CIBJO’s recently established European Committee traveled to Brussels on June 28, where it met with representatives of the European Commission. Among the topics on the agenda was the EU initiative to control the import of precious mineral imports from conflict areas.

On March 27 the European Commission had launched what it referred to as a “public consultation,” the aim of which of was get interested parties’ views on a potential initiative for responsible sourcing of minerals coming from conflict zones and high-risk areas. These the EC had qualified as “war zones, post-war zones, and areas vulnerable to political instability or civil unrest.”

In issuing invitations for its consultation, the commission stated that it wanted to deepen the EC’s understanding of issues such as the sourcing and security of rough minerals, supply chain transparency and good governance, especially in developing countries affected by conflict.

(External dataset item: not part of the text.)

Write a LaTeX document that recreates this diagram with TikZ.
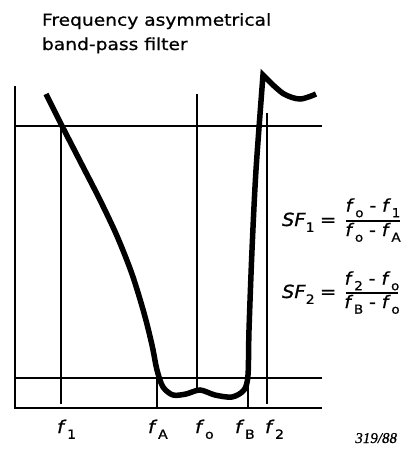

The EU initiative, a commission representative explained, would builds on the OECD due diligence guidance for responsible supply chains, which covers minerals such as tin, tungsten, tantalum and gold.

The initiative also may complement the conflict minerals due diligence regime that was introduced recently in the United States as part of the Dodd-Frank Act, and is being instituted by the Securities and Exchange Commission (SEC). There, U.S. companies are required to disclose their use of minerals that originate in the Democratic Republic of the Congo or an adjoining country.

The EC consultation requested comment on specific areas, including the minerals that should be covered; whether the geographical scope of any action should be global, region-specific, or country-specific; whether specific segments in the minerals’ supply chain should be targeted; whether some companies should be exempted due to size; and whether an EU initiative would motivate other major economies to adopt similar initiatives.

Conflict Minerals_2_big
Participants at the CIBJO EU Committee meeting
at the European Commission (from left): 
Joris Heeren, the leader of the Sanctions Team
in the EC’s Service for Foreign Policy Instruments;
Marisa Ameli, Italy; Michael Rawlinson, UK;
Gaetano Cavalieri, CIBJO President; Simon Rainer,
UK; James Riley, UK; Tung-Lai Margue, head of the
EC’s Service for Foreign Policy Instruments;
Karina Ratzlaff, Germany; Thilo Brückner,
Germany; and Christine Boquet, France.

CIBJO’s EU Committee was established in May at the organisation’s annual congress, with the express purpose of liaising with the European Union. It represents the interests of the jewellery sector from 12 countries, within or closely connected to the European Union.

Led by Thilo Brückner of Germany, the group in Brussels included Christine Boquet, of France; Michael Allchin, Simon Rainer, Michael Rawlinson and James Riley of the United Kingdom; Giuseppe Aquilino, Steven Tranquilli and Marisa Ameli, of Italy; and Karina Ratzlaff of Germany. They were joined in Brussels by CIBJO President Gaetano Cavalieri, who also chairs the EU Committee.

In Brussels the CIBJO delegates with a team from the European Commission led by Tung-Lai Margue, the head of the body’s Service for Foreign Policy Instruments, and Joris Heeren, the leader of the Sanctions Team in the EC’s Service for Foreign Policy Instruments.

During the meeting the CIBJO EU Committee called on the European Commission to acknowledge and accept the various voluntary initiatives and ethical standards developed and led by the jewellery and precious metals sectors.

The competitiveness of the European jewellery sector must be protected, the CIBJO delegates stressed, and this may not be possible if additional certification procedures are imposed without any expected benefit.

The CIBJO EU Committee suggested that the European Commission considers the unintended consequences of the Dodd Frank Act from the United States, which has resulted in many companies selecting to source gold outside of Africa’s Great Lakes Region, in order to avoid having to deal with the stringent provenance requirements. The CIBJO members described this as a “de facto embargo,” and they said that the primary victims have been legitimate gold producers and members of the local populations, who have seen employment and economic opportunities in the region tumble.

Above all, it was stressed, the fight against the illegal financing of conflicts would never be successful without a diplomatic approach and a political solution.